You do not need to specify any rectangle while converting PDF Page to Image using DOM approach. However, in case you need to get the page dimension, you can use Page.getRect() method.

I did try that, but it had no effect on memory consumption.

@UpperVolta

Could you please share your sample input file with us with sample code snippet that you are using. We will test the scenario in our environment and address it accordingly.

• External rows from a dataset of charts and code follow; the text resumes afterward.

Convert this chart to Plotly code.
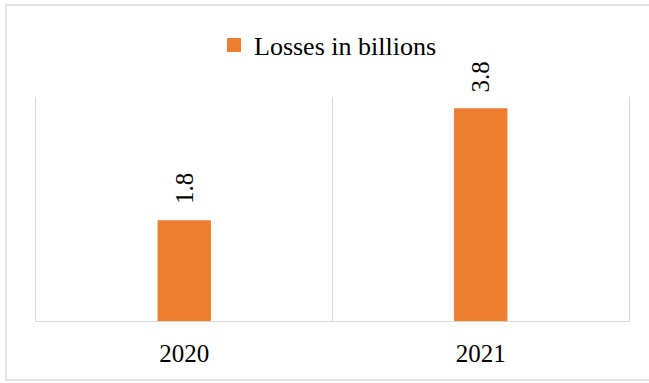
import plotly.graph_objects as go

years = ["2020", "2021"]
losses = [1.8, 3.8]
labels = ["1.8", "3.8"]
series_name = "Losses in billions"

W, H = 649, 383
L, R, T, B = 36, 20, 97, 62
pw, ph = W - L - R, H - T - B
ORANGE = "#ED7D31"
GRID = "#D9D9D9"

fig = go.Figure()
fig.add_trace(go.Bar(
    x=years, y=losses, name=series_name,
    marker=dict(color=ORANGE, line=dict(width=0)),
    width=0.18, showlegend=False,
))
# legend entry with a larger square symbol
fig.add_trace(go.Scatter(
    x=[years[0]], y=[None], mode="markers", name=series_name,
    marker=dict(symbol="square", size=14, color=ORANGE),
    showlegend=True, hoverinfo="skip",
))

for i, (v, t) in enumerate(zip(losses, labels)):
    fig.add_annotation(x=i, y=v, text=t, textangle=-90, showarrow=False,
                       yanchor="bottom", xanchor="center", yshift=14,
                       font=dict(family="Liberation Serif", size=25, color="#000000"))

def px2x(p):
    return (p - L) / pw

def py2y(p):
    return (H - B - p) / ph

fig.update_layout(
    width=W, height=H,
    margin=dict(l=L, r=R, t=T, b=B),
    paper_bgcolor="white", plot_bgcolor="white",
    font=dict(family="Liberation Serif", size=26, color="#000000"),
    showlegend=True,
    legend=dict(orientation="h", x=px2x(214), xanchor="left", y=py2y(45), yanchor="middle",
                font=dict(size=26), itemwidth=30, bgcolor="rgba(0,0,0,0)"),
    xaxis=dict(type="category", tickson="boundaries", showgrid=True, gridcolor=GRID,
               gridwidth=1.3, showline=True, linecolor=GRID, linewidth=1.3,
               ticks="", tickfont=dict(size=25), ticklabelstandoff=10, range=[-0.5, 1.5]),
    yaxis=dict(range=[0, 4], showgrid=False, showticklabels=False, zeroline=False,
               showline=True, mirror=True, linecolor=GRID, linewidth=1.3, ticks=""),
    shapes=[dict(type="rect", xref="paper", yref="paper",
                 x0=px2x(6), x1=px2x(660), y0=py2y(380), y1=py2y(5),
                 line=dict(color=GRID, width=1.3), fillcolor="rgba(0,0,0,0)", layer="below")],
)

fig.write_html("out.html")
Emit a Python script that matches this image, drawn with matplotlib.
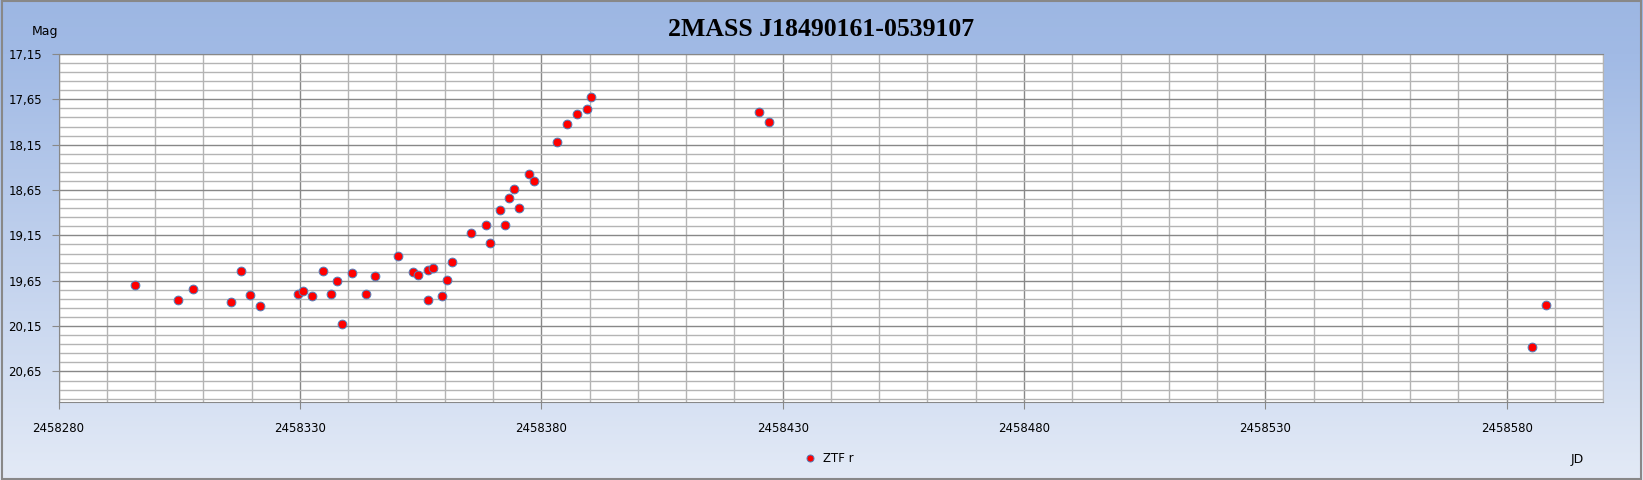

How? The file size is more than the limit you allow to upload.

Here is the code:

import com.aspose.pdf.*;import com.aspose.pdf.devices.BmpDevice;
import com.aspose.pdf.devices.Resolution;

import javax.print.Doc;
import java.io.*;
import java.text.SimpleDateFormat;
import java.util.Date;

public class PDFConvert {

static License license = null;

static {
System.setProperty( “java.awt.headless”, “true” );

// Here’s how to read the license file in, according to Aspose.
if ( license == null ) {
license = new License();

InputStream fstream = null;
try {
fstream = getClassPathResourceAsStream( “Aspose.Total.Java.lic” );
if ( fstream == null ) {
log( "Unable to read license file: " + “Aspose.Total.Java.lic” );
}

license.setLicense( fstream );

} catch ( Exception ex ) {
System.out.println( ex );
} finally {
try {
if ( fstream != null )
fstream.close();
} catch ( IOException ioe ) {
System.out.println( ioe );
}
}
}
}

public static InputStream getClassPathResourceAsStream( String fileName ) {
InputStream in = PDFConvert.class.getClassLoader().getResourceAsStream( fileName );
if ( in == null ) {
//Try to load it with prepending slash
log( “Could not find” + fileName + " trying to find it by prepending slash." );
in = PDFConvert.class.getClassLoader().getResourceAsStream( “/” + fileName );
}
return in;
}

public static void generateSlidesConverter( String fileName ) {
File pdfFile = new File( fileName );
Document doc = null;
InputStream in = null;
log( “Starting generate slides via converter” );
try {
in = new FileInputStream( pdfFile );
doc = new Document( in );
com.aspose.pdf.facades.PdfConverter converter = new com.aspose.pdf.facades.PdfConverter();
converter.bindPdf( doc );

converter.setStartPage( 1 );
//converter.setEndPage( doc.getPages().size() );
int pageNum = 1;
while ( converter.hasNextImage() ) {

log( "Generating slides for page " + pageNum );
Page page = doc.getPages().get_Item( pageNum );
log( “Got Page element for page " + pageNum );
String fullFileName = “full_” + pageNum + “.png”;
OutputStream fullStream = new FileOutputStream( fullFileName );
log( “Calling getNextImage” );
converter.getNextImage( fullStream, ImageType.getPng() ); //jpg”, ImageType.getJpeg() , 100, 150, 100);
log( “Returned from calling getNextImage” );
pageNum++;
}
} catch ( FileNotFoundException e ) {
e.printStackTrace();
}
log(“Done generating slides vis converter”);
}

public static void main( String[] args ) {

String fileName = “test.pdf”;
if ( args.length > 0 ) {
fileName = args[0];
}

generateSlidesConverter( fileName );
generateSlidesDOM( fileName );
}

private static void generateSlidesDOM( String pdfFile ) {
log(“Starting generate slides via DOM”);
Document document = new Document( pdfFile );
Rectangle pageRect = document.getPages().get_Item( 1 ).getRect();
log(“Have Page Rect”);
// Get rectangle of particular page region
//Rectangle pageRect = new Rectangle( 20, 671, 693, 1125 );
// set CropBox value as per rectangle of desired page region
document.getPages().get_Item( 1 ).setCropBox( pageRect );
// save cropped document into stream
ByteArrayOutputStream outStream = new ByteArrayOutputStream();
document.save( outStream );
log(“Saved doc, creating new one”);
// open cropped PDF document from stream and convert to image
document = new Document( new ByteArrayInputStream( outStream.toByteArray() ) );
// Create Resolution object - I have no idea what this does
Resolution resolution = new Resolution( 100 );
// Create BMP device with specified attributes
BmpDevice bmpDevice = new BmpDevice( resolution );
// Convert a particular page and save the image to stream
log(“Processesing device”);
bmpDevice.process( document.getPages().get_Item( 1 ), “Output.bmp” );
log(“Saved image - done with generate slides”);
}
public static void log( String msg ) {
SimpleDateFormat sdf = new SimpleDateFormat(“hh.mm.ss”);
String ts = sdf.format( new Date());
System.out.println(ts+"\t"+msg);
}
}

@Kurt_Mehlhoff

You can please upload the sample file to Google Drive or Dropbox and share the link with us.